(Exercise directions)
Please find all lines in the data that hold the string "this" and copy them.

(Stored records)

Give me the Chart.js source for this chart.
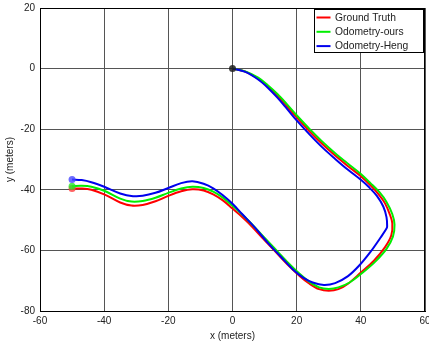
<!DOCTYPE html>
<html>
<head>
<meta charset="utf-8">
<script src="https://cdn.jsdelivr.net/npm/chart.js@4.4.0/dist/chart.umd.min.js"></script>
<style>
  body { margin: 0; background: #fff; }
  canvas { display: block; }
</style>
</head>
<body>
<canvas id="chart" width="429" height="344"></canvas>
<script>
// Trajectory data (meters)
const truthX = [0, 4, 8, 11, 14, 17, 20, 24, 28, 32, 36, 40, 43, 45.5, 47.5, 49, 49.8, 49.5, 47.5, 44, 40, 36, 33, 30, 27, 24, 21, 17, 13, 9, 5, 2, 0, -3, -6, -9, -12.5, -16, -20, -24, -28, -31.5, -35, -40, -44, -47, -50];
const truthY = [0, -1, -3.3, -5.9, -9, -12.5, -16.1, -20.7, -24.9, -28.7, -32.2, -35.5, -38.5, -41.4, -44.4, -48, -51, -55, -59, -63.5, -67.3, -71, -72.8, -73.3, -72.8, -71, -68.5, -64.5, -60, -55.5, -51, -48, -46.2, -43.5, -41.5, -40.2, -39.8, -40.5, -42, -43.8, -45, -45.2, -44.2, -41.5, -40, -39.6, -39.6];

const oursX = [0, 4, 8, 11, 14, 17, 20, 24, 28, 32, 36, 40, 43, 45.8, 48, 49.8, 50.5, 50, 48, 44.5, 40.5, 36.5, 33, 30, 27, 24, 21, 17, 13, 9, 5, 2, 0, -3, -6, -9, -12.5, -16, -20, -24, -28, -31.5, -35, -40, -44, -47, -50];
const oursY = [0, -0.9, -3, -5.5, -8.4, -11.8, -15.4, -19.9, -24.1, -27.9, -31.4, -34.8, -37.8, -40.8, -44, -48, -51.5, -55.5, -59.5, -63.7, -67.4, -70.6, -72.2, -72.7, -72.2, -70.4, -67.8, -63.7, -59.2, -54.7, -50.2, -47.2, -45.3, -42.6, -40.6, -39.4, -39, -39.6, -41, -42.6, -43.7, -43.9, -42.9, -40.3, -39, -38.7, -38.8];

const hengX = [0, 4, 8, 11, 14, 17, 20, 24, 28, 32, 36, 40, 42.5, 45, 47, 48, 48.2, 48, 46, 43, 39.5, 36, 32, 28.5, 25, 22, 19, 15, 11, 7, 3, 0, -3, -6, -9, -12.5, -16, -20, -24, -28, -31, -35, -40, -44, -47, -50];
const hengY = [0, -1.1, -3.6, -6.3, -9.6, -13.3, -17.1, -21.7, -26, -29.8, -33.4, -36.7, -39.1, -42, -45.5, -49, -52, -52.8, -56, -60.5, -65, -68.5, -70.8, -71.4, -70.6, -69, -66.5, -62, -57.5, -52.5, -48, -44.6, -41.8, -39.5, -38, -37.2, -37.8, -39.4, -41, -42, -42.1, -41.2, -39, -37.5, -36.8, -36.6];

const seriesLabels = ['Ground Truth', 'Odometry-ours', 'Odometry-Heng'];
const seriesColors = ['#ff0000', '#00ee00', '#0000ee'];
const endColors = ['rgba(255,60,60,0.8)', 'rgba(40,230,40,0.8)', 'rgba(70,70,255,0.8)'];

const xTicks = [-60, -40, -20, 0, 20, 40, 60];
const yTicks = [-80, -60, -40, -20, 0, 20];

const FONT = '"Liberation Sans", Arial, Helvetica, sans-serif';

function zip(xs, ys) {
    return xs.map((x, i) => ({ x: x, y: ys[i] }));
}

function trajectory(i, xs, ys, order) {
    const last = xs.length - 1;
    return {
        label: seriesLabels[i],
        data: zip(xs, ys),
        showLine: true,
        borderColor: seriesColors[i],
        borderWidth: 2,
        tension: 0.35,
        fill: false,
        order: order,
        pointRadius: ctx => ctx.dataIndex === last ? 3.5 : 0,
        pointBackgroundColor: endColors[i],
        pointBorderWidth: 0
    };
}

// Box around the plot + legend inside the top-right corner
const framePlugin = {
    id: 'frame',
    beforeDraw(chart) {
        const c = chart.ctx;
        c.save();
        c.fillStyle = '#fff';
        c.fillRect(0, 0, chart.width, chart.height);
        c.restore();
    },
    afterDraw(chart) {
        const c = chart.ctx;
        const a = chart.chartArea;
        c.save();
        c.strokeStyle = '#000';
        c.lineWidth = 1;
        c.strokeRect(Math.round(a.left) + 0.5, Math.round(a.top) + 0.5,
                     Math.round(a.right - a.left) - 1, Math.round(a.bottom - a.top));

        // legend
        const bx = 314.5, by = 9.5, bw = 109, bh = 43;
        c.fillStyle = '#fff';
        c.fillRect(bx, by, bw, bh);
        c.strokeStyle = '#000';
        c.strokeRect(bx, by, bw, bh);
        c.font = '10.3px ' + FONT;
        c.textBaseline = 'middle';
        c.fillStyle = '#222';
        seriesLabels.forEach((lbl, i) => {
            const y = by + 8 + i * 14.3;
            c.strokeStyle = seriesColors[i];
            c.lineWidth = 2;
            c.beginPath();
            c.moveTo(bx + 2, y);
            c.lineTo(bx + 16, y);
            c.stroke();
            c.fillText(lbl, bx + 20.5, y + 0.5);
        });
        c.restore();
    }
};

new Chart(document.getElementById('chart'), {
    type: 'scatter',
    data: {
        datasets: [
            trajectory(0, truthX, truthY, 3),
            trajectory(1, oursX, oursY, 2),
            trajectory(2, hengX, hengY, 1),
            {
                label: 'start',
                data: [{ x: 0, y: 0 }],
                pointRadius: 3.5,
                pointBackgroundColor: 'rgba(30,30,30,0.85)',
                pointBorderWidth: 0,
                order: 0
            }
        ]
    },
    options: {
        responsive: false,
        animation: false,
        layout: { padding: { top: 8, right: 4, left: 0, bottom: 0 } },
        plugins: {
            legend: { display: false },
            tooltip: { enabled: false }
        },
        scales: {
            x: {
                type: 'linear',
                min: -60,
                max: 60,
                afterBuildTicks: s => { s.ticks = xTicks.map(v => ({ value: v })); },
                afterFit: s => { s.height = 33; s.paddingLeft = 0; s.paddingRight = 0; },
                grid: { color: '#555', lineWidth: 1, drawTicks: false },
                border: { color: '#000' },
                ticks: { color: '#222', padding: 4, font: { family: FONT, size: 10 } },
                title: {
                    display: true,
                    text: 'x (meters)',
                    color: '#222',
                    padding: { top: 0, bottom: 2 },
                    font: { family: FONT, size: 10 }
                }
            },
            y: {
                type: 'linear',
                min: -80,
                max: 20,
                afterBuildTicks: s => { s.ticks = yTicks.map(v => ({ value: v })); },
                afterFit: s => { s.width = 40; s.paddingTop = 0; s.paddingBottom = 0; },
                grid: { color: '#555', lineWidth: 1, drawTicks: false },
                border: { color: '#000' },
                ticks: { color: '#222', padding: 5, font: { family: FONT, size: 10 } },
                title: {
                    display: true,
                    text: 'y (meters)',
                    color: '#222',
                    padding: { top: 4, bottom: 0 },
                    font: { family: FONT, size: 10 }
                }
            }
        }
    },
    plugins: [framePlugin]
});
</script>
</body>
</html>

* * *

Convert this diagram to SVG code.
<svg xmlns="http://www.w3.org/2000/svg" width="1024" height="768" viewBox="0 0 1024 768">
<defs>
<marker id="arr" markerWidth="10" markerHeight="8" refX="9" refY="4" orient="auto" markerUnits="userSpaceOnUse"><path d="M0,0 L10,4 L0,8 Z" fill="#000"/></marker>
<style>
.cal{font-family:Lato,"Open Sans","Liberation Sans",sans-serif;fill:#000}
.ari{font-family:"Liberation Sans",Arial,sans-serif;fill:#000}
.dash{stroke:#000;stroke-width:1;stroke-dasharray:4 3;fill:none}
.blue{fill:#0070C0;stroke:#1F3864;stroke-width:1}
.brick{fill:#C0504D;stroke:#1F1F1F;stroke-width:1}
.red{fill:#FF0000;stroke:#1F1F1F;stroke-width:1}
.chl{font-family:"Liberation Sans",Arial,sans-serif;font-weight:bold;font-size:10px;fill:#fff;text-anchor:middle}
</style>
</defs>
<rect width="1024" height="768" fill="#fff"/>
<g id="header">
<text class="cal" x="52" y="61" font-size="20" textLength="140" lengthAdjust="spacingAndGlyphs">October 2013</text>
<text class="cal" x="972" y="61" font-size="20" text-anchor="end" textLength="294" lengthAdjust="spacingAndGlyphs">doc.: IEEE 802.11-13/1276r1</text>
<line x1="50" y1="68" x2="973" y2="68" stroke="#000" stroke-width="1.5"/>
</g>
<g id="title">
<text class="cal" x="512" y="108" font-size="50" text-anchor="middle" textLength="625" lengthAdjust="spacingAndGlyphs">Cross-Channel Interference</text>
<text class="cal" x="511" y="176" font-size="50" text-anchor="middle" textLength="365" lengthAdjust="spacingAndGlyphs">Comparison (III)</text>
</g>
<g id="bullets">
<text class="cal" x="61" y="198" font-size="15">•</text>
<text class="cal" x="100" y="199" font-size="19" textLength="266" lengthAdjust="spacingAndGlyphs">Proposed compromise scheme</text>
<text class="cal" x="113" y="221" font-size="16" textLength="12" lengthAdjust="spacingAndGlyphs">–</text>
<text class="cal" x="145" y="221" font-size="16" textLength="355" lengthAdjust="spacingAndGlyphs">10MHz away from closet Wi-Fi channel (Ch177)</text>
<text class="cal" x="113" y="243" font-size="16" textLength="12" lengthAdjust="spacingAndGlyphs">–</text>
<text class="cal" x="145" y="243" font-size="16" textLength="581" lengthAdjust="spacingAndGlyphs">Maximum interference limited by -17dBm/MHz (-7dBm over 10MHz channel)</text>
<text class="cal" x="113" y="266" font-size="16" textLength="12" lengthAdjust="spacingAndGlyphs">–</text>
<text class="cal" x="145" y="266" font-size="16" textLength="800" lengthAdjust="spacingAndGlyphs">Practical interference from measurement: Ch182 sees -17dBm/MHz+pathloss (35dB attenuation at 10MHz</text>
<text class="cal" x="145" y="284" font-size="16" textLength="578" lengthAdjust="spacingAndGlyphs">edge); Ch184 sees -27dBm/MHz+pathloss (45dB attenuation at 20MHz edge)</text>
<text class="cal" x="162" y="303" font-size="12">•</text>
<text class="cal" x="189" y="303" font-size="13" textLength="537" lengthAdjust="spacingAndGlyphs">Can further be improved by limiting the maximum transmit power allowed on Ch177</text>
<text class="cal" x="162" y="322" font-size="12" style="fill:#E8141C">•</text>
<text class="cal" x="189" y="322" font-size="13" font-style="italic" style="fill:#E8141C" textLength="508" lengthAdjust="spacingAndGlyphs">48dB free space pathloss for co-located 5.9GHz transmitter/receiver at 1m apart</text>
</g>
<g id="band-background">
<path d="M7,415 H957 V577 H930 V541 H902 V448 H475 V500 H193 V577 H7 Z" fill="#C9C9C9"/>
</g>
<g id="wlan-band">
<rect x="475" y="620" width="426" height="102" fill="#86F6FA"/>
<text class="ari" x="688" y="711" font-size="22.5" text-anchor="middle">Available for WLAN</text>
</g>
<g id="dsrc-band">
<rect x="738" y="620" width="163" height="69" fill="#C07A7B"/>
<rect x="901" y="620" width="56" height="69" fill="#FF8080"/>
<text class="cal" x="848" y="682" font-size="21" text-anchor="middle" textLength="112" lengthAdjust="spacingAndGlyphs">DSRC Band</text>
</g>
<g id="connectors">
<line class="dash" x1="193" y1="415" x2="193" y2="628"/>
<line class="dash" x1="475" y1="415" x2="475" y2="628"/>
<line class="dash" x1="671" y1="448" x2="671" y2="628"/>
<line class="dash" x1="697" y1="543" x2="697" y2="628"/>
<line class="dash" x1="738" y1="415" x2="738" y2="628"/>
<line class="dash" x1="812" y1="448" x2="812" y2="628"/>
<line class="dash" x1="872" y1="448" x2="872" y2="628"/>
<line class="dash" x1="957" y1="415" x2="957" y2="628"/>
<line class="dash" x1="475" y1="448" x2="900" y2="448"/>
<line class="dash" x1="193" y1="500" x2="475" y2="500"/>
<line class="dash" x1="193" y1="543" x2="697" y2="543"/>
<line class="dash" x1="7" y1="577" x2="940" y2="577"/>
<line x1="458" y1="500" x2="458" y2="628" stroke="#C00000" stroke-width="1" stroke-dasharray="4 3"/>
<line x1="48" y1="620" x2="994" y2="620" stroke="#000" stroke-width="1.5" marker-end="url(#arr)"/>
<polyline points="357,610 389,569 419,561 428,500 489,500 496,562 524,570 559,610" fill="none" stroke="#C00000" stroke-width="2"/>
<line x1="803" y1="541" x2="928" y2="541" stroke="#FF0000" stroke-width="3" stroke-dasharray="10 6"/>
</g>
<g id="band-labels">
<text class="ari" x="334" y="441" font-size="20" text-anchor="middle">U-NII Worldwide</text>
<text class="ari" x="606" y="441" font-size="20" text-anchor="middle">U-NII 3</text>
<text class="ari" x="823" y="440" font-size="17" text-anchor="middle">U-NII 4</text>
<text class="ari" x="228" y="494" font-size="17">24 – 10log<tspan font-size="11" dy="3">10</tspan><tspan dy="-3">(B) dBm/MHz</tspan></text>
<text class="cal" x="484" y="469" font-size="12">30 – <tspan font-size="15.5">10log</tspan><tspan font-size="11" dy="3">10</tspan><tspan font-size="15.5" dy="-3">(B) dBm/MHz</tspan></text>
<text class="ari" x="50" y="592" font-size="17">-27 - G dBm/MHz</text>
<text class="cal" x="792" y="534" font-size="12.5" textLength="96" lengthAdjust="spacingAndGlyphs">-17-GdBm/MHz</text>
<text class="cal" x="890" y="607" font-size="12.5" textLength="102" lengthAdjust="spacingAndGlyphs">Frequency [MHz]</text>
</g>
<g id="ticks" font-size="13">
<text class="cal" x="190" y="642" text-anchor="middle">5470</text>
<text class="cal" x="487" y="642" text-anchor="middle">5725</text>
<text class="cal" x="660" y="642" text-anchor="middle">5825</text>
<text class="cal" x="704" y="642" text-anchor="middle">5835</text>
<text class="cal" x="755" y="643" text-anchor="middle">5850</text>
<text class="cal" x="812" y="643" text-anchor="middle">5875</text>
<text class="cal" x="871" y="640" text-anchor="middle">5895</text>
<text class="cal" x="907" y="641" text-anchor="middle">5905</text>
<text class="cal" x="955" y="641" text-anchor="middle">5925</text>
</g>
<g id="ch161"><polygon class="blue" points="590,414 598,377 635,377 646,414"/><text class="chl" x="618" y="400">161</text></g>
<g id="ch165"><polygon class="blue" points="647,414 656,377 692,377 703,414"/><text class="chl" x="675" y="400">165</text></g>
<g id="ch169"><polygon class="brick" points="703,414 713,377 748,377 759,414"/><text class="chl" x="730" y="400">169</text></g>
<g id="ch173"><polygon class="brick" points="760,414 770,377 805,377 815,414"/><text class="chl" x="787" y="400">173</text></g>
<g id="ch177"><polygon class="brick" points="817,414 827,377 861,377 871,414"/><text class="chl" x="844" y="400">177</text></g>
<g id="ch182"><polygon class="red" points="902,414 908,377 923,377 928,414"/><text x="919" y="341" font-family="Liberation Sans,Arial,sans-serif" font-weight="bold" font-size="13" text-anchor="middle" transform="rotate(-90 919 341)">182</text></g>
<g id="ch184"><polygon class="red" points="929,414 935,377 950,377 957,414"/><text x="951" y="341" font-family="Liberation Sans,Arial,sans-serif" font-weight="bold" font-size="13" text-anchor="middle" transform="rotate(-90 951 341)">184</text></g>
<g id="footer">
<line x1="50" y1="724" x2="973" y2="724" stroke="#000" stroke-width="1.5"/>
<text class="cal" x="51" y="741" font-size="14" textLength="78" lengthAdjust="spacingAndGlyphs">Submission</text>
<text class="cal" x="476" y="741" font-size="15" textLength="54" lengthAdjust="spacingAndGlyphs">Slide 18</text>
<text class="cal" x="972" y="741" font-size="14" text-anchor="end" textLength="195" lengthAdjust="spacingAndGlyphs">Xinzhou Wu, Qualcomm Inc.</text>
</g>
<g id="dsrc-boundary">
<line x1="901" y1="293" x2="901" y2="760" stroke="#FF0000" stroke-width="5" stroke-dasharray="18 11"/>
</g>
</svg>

---

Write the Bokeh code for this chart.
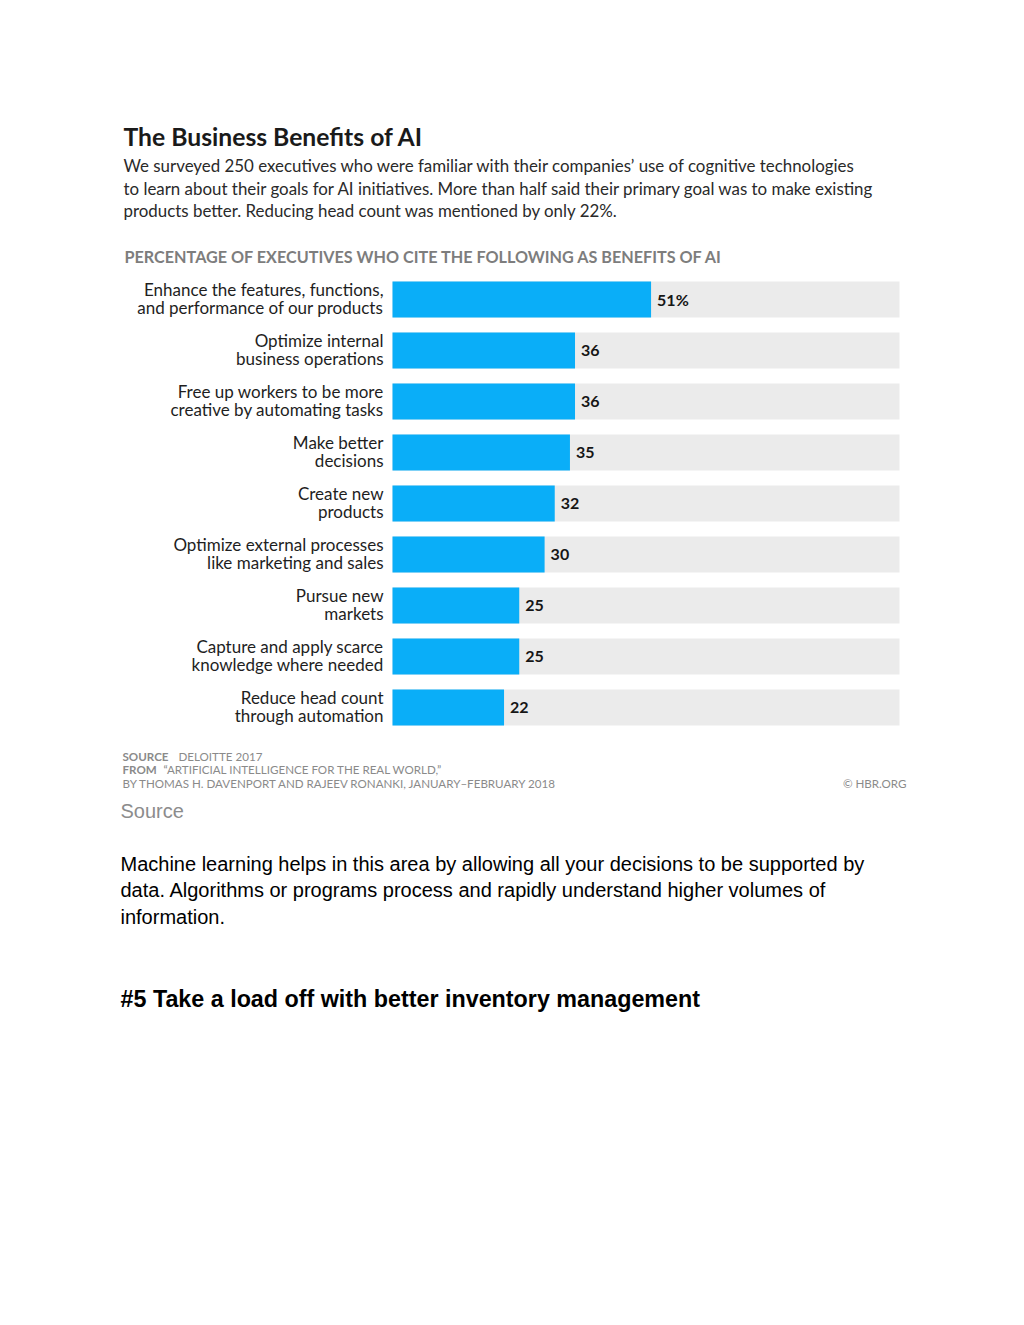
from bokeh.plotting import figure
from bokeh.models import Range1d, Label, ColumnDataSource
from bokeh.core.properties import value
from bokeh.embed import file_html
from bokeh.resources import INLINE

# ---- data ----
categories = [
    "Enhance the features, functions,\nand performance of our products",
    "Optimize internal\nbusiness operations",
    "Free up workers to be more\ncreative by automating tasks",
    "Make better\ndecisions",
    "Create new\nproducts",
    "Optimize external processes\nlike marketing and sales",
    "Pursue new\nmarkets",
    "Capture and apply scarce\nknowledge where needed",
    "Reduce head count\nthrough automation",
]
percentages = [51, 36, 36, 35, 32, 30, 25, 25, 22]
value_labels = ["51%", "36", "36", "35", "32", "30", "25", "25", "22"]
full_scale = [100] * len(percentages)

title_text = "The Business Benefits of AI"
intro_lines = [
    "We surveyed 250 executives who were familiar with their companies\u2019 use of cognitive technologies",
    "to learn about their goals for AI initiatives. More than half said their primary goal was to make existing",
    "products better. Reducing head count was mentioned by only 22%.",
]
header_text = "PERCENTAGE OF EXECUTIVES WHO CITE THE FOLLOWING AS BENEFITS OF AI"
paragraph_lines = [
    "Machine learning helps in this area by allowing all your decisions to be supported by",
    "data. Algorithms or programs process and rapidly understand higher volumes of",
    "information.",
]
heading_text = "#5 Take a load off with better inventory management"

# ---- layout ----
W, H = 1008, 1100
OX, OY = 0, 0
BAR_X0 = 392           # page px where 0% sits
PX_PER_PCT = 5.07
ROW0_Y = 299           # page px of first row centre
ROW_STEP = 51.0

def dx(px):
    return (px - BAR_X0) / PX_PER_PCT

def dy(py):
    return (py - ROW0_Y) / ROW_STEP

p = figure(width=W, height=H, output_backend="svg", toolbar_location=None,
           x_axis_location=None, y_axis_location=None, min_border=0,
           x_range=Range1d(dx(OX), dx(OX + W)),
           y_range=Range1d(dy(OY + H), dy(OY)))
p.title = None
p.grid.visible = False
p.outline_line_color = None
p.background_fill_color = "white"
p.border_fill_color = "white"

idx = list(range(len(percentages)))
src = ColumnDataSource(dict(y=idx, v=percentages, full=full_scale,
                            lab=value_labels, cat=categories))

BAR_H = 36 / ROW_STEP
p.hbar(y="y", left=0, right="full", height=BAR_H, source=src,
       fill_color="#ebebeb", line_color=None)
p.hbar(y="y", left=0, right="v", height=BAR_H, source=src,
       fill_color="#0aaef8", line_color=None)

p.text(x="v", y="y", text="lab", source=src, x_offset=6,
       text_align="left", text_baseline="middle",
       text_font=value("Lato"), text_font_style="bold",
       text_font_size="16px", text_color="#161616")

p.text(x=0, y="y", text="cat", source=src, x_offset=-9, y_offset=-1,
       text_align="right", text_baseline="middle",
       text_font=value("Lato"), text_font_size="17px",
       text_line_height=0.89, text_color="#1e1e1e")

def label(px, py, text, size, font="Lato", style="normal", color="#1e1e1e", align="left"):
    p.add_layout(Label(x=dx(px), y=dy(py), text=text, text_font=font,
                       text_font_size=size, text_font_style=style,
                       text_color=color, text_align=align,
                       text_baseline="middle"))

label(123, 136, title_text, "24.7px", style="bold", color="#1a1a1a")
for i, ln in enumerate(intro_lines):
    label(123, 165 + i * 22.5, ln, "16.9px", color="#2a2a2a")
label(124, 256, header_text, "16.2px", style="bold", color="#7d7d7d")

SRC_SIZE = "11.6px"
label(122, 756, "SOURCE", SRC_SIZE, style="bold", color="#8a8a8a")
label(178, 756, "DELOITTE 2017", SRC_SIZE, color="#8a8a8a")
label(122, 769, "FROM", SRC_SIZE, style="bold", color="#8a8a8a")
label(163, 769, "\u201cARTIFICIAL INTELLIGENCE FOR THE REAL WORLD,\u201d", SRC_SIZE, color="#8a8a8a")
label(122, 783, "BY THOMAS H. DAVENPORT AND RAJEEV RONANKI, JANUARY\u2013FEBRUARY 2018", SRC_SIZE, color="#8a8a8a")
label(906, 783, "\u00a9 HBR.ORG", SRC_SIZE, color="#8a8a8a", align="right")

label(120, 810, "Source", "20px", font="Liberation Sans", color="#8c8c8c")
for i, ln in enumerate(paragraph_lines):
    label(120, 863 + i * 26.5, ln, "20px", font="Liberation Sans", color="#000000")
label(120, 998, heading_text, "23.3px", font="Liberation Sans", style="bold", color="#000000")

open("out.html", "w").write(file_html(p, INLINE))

(Completed task)
Give me the Chart.js source for this chart.
Convert this diagram to SVG code.
Write the Bokeh code for this chart.
    "Machine learning helps in this area by allowing all your decisions to be supported by",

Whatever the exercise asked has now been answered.